C’est un Issad Mabrouk hors de lui qui s’est adressé à la presse ce lundi 4 novembre lors du rassemblement des magistrats sur le parvis de la Cour suprême. Le président du SNM s’en est notamment pris à ceux qui font les éloges de « la faucille (el mendjel) ».
« Nous espérons que la société prenne conscience de ce qui se passe et se détourne des futilités. Quand une société fait les éloges d’une faucille rouillée, je ne sais pas quelle justice elle cherche. Le symbole de la justice c’est la balance et il en sera toujours ainsi, parce qu’elle pèse les preuves et les arguments pour trancher avec équité. Brandir de tels slogans c’est reproduire l’image de la momie qui a détruit l’Algérie », a-t-il déclaré.
« Certains disent que nous sommes actionnés par des courants, que nous sommes des relais de la bande (issaba), d’un éléphant, de chats ou je ne sais quoi. Nous sommes des êtres humains, nous appartenons à la société algérienne. Les juges ont toujours été aux premières lignes et leur sortie a été l’un des facteurs qui ont empêché le cinquième mandat », a ajouté M. Issad.

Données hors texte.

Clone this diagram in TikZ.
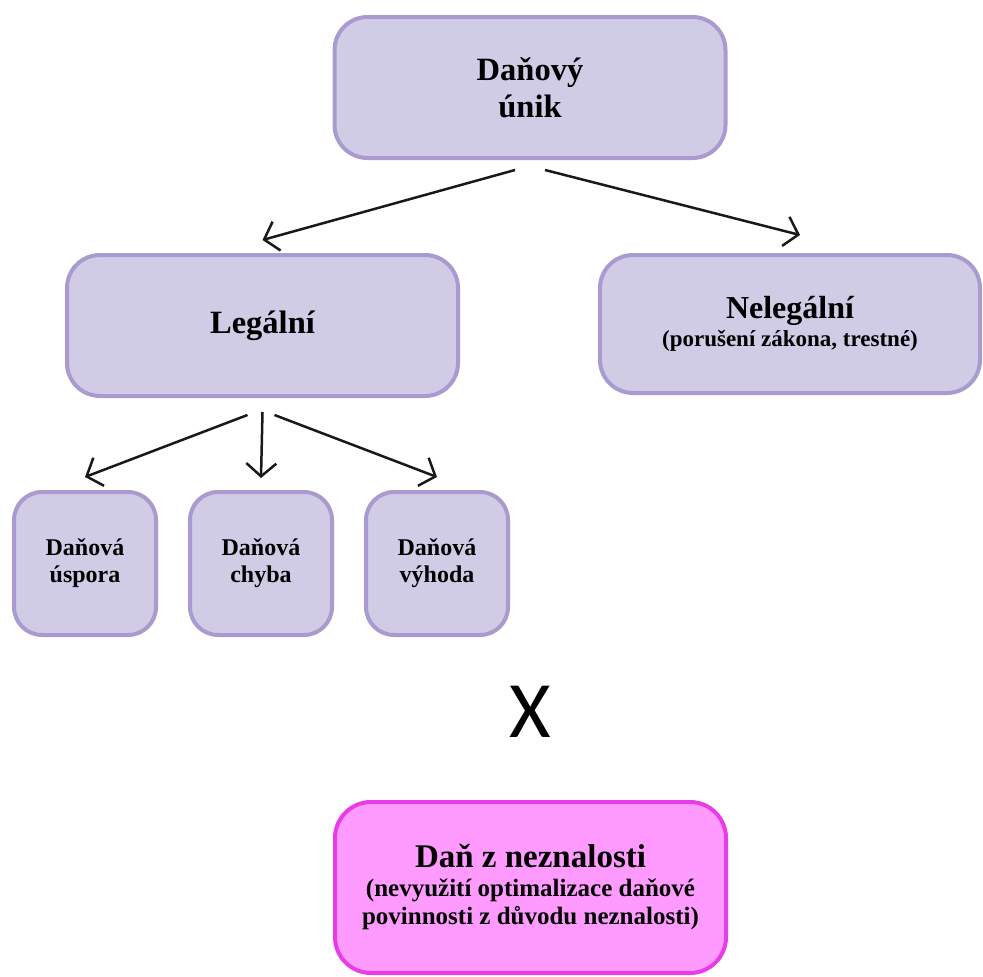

Le président du SNM a en outre confirmé que l’objet principal du mouvement c’est l’indépendance de la justice, expliquant que l’annulation des mutations n’est pas la revendication première des magistrats.

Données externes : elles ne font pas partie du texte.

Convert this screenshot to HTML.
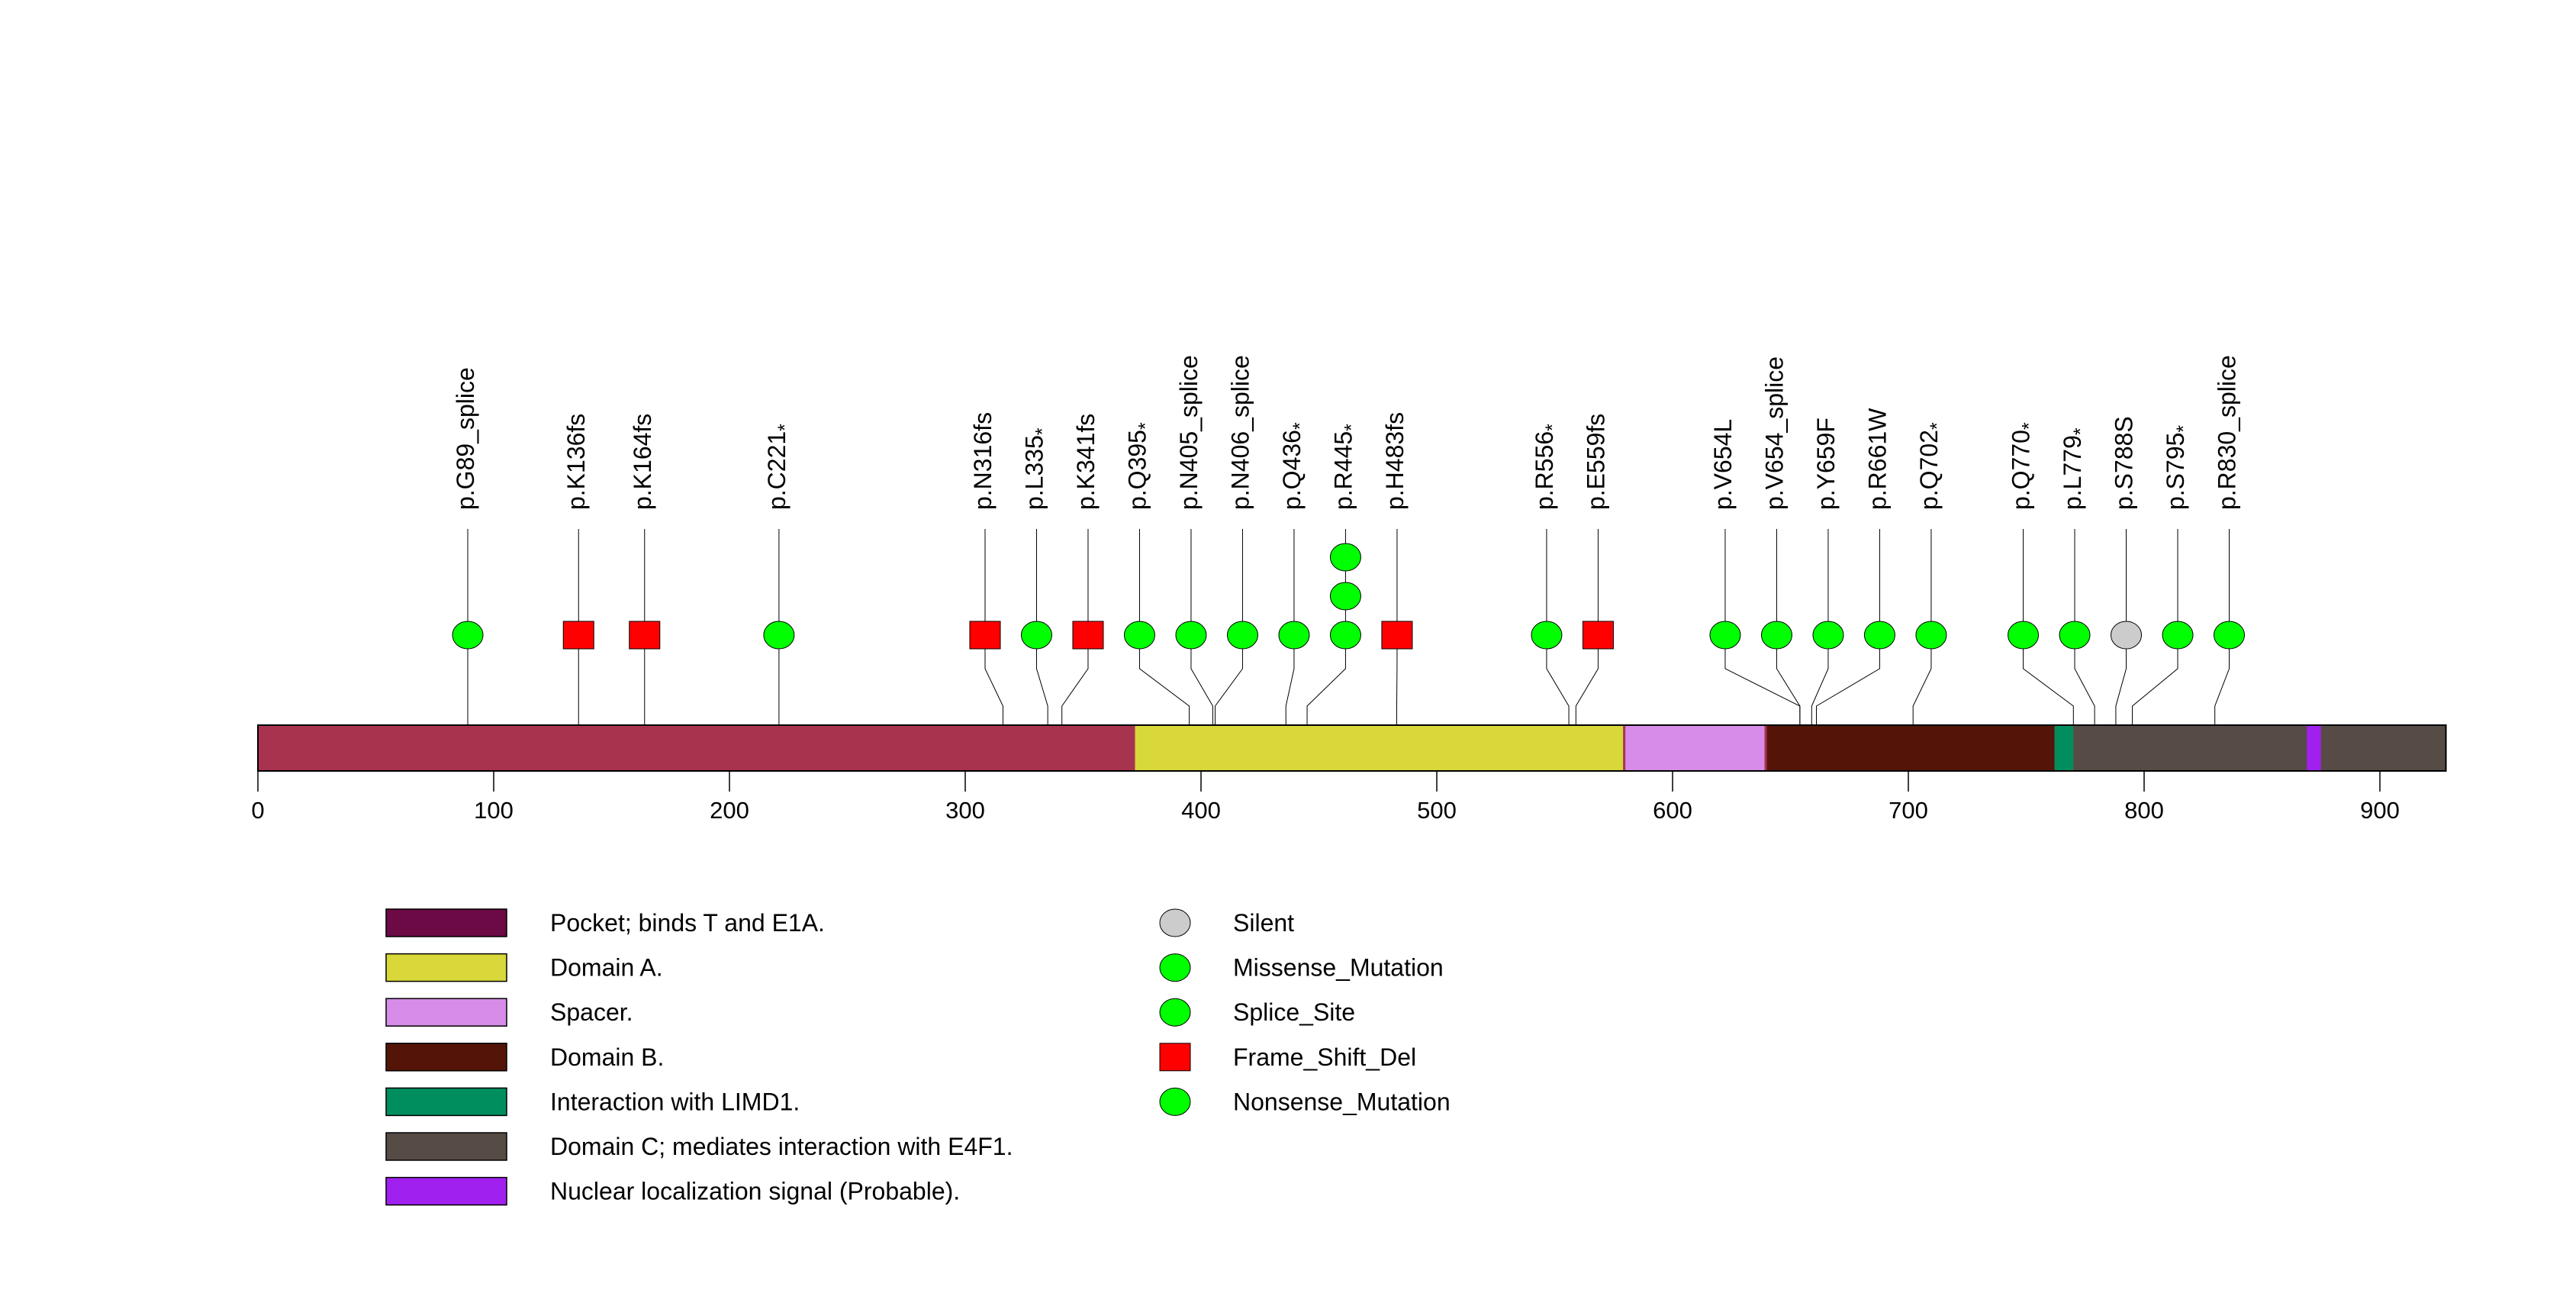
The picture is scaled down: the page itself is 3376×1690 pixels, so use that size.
<!DOCTYPE html>
<html><head><meta charset="utf-8"><style>
html,body{margin:0;padding:0;background:#fff;}
svg{display:block;font-family:"Liberation Sans",sans-serif;}
</style></head><body>
<svg id="chart" width="3376" height="1690" viewBox="0 0 3376 1690" xmlns="http://www.w3.org/2000/svg">
<rect width="3376" height="1690" fill="#fff"/>
<g id="stems"></g><g id="bar"></g><g id="axis"></g><g id="marks"></g><g id="labels"></g><g id="legend"></g>
</svg>
<script>
const protLen = 928;
const domainStarts = [1, 372, 580, 640, 762, 770, 869];
const domainEnds   = [372, 579, 639, 762, 770, 928, 875];
const domainNames = ["Pocket; binds T and E1A.","Domain A.","Spacer.","Domain B.","Interaction with LIMD1.","Domain C; mediates interaction with E4F1.","Nuclear localization signal (Probable)."];
const domainBarColors = ["#A8334F","#D8D83A","#D68CE8","#541508","#008E5E","#564B45","#A020F0"];
const domainLegendColors = ["#6B0A45","#D8D83A","#D68CE8","#541508","#008E5E","#564B45","#A020F0"];
const mutPos = [89,136,164,221,316,335,341,395,405,406,436,445,483,556,559,654,654,659,661,702,770,779,788,795,830];
const mutLabels = ["p.G89_splice","p.K136fs","p.K164fs","p.C221*","p.N316fs","p.L335*","p.K341fs","p.Q395*","p.N405_splice","p.N406_splice","p.Q436*","p.R445*","p.H483fs","p.R556*","p.E559fs","p.V654L","p.V654_splice","p.Y659F","p.R661W","p.Q702*","p.Q770*","p.L779*","p.S788S","p.S795*","p.R830_splice"];
const mutTypes = ["Splice_Site","Frame_Shift_Del","Frame_Shift_Del","Nonsense_Mutation","Frame_Shift_Del","Nonsense_Mutation","Frame_Shift_Del","Nonsense_Mutation","Splice_Site","Splice_Site","Nonsense_Mutation","Nonsense_Mutation","Frame_Shift_Del","Nonsense_Mutation","Frame_Shift_Del","Missense_Mutation","Splice_Site","Missense_Mutation","Missense_Mutation","Nonsense_Mutation","Nonsense_Mutation","Nonsense_Mutation","Silent","Nonsense_Mutation","Splice_Site"];
const mutCounts = [1,1,1,1,1,1,1,1,1,1,1,3,1,1,1,1,1,1,1,1,1,1,1,1,1];
const axisTicks = [0,100,200,300,400,500,600,700,800,900];
const legendTypes = ["Silent","Missense_Mutation","Splice_Site","Frame_Shift_Del","Nonsense_Mutation"];

const NS="http://www.w3.org/2000/svg";
const X0=338, K=3.09;
const xs = v => X0 + K*v;
const BAR_T=950, BAR_B=1010, MY=832, STEP=51, STEM_T=693, ELB=876, BEND=925;
function mk(tag, attrs, parent){const e=document.createElementNS(NS,tag);for(const k in attrs)e.setAttribute(k,attrs[k]);parent.appendChild(e);return e;}
const gStem=document.getElementById('stems'),gBar=document.getElementById('bar'),gAx=document.getElementById('axis'),gM=document.getElementById('marks'),gL=document.getElementById('labels'),gLeg=document.getElementById('legend');
function colorOf(t){return t==="Frame_Shift_Del"?"#FF0000":(t==="Silent"?"#CCCCCC":"#00FF00");}

let r=mk('rect',{x:xs(0),y:BAR_T,width:xs(protLen)-xs(0),height:BAR_B-BAR_T,fill:domainBarColors[0],stroke:'#000','stroke-width':2},gBar);


domainStarts.forEach((s,i)=>{
  const d=mk('rect',{x:xs(s),y:BAR_T,width:xs(domainEnds[i])-xs(s),height:BAR_B-BAR_T,fill:domainBarColors[i],stroke:'none'},gBar);
  
  
});
mk('rect',{x:xs(0),y:BAR_T,width:xs(protLen)-xs(0),height:BAR_B-BAR_T,fill:'none',stroke:'#000','stroke-width':2},gBar);

axisTicks.forEach(t=>{
  mk('line',{x1:xs(t),x2:xs(t),y1:BAR_B,y2:1037,stroke:'#000','stroke-width':1.5},gAx);
  const tx=mk('text',{x:xs(t),y:1072,'font-size':31,'text-anchor':'middle',fill:'#000'},gAx);
  tx.textContent=t;
  
  
});

const MIN=67.5;
let lx=mutPos.map(xs);
for(let it=0;it<500;it++){
  let moved=false;
  for(let i=1;i<lx.length;i++){
    const gap=lx[i]-lx[i-1];
    if(gap<MIN-0.01){const d=(MIN-gap)/2;lx[i-1]-=d;lx[i]+=d;moved=true;}
  }
  if(!moved)break;
}

mutPos.forEach((p,i)=>{
  const px=xs(p), L=lx[i];
  const pl=mk('polyline',{points:`${L},${STEM_T} ${L},${ELB} ${px},${BEND} ${px},${BAR_B}`,fill:'none',stroke:'#000','stroke-width':1},gStem);
  
  
  for(let c=0;c<mutCounts[i];c++){
    const cy=MY-c*STEP, col=colorOf(mutTypes[i]);
    let m;
    if(mutTypes[i]==="Frame_Shift_Del") m=mk('rect',{x:L-20,y:cy-18,width:40,height:36,fill:col,stroke:'#000','stroke-width':1},gM);
    else m=mk('ellipse',{cx:L,cy:cy,rx:20,ry:18,fill:col,stroke:'#000','stroke-width':1},gM);
    
    
  }
  const t=mk('text',{transform:`translate(${L+8},668) rotate(-90)`,'font-size':32,fill:'#000'},gL);
  
  
  const lab=mutLabels[i];
  if(lab.endsWith('*')){
    t.appendChild(document.createTextNode(lab.slice(0,-1)));
    const ts=mk('tspan',{dy:8,'font-size':25},t); ts.textContent='*';
  } else t.textContent=lab;
});

domainNames.forEach((n,i)=>{
  const y=1191+i*58.6;
  const b=mk('rect',{x:506,y:y,width:158,height:36,fill:domainLegendColors[i],stroke:'#000','stroke-width':1.5},gLeg);
  
  
  const t=mk('text',{x:721,y:y+29,'font-size':32,fill:'#000'},gLeg);
  t.textContent=n;
  
  
});
legendTypes.forEach((n,i)=>{
  const cy=1209+i*58.6;
  let s;
  if(n==="Frame_Shift_Del") s=mk('rect',{x:1520,y:cy-18,width:40,height:36,fill:colorOf(n),stroke:'#000','stroke-width':1},gLeg);
  else s=mk('ellipse',{cx:1540,cy:cy,rx:20,ry:18,fill:colorOf(n),stroke:'#000','stroke-width':1},gLeg);
  
  
  const t=mk('text',{x:1616,y:cy+11,'font-size':32,fill:'#000'},gLeg);
  t.textContent=n;
  
  
});
</script>
</body></html>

« C’est juste la goutte qui a fait déborder le vase. Nous avons dit que, depuis l’indépendance, la justice n’a jamais été indépendante comme il se doit. Nous espérons que cette étape sera le point de départ pour une justice indépendante en laquelle tout le monde aura confiance », a-t-il expliqué.
Des procureurs ont été installés par la police judiciaire
Isssad Mabrouk retient une série de griefs contre le ministre Belkacem Zeghmati et dira que des choses très graves se passent dans le secteur : « Nous avons appelé au départ du ministre de la Justice parce qu’il exerce ses fonctions de ministre avec la mentalité du procureur général arrogant, et j’assume ce que je dis. On ne dirige pas le ministère de la Justice comme on dirige le parquet général. L’Histoire retiendra que, durant son mandat, des procureurs de la République ont été installés par la police judiciaire. Des choses incroyables se passent et traduisent l’anarchie et l’absence de discernement. Or, c’est le manque de discernement qui a mis l’Algérie dans cet état ».
« Nous sommes de simples citoyens, nous avons des frères qui souffrent dans les couloirs de la justice, leurs dossiers sont retardés. Ce n’est pas nous qui avons bloqués le processus, mais l’arrogance et les mentalités figées. C’est l’absence de dialogue qui nous a menés à cette situation », ajoute le président du syndicat des juges qui ne manquera pas de justifier le recours à la grève.
« Oui, la loi interdit aux magistrats de faire grève. Le législateur qui a interdit la grève aux juges a supposé que toutes les conditions, professionnelles et sociales, ont été réunies pour faire en sorte qu’ils n’aient pas recours à une telle action. Mais en l’absence de telles conditions, la grève devient légale », explique-t-il.
Concernant l’intervention des unités antiémeute au sein de la Cour d’Oran, M. Issad a réclamé des sanctions à l’encontre des « commanditaires » et des « exécutants ».
« C’est un comportement inacceptable, quelles que soient les circonstances et les causes. Les pouvoirs publics doivent prendre les mesures nécessaires à l’encontre des commanditaires et des exécutants de cet acte. Ceux qui ont été humiliés sont nos collègues et nos frères et cela s’est fait au sein même de notre demeure. La violation de domicile, dans des circonstances normales, est un délit. L’humiliation d’un juge dans l’enceinte d’un tribunal constitue une humiliation pour l’État », a-t-il dénoncé.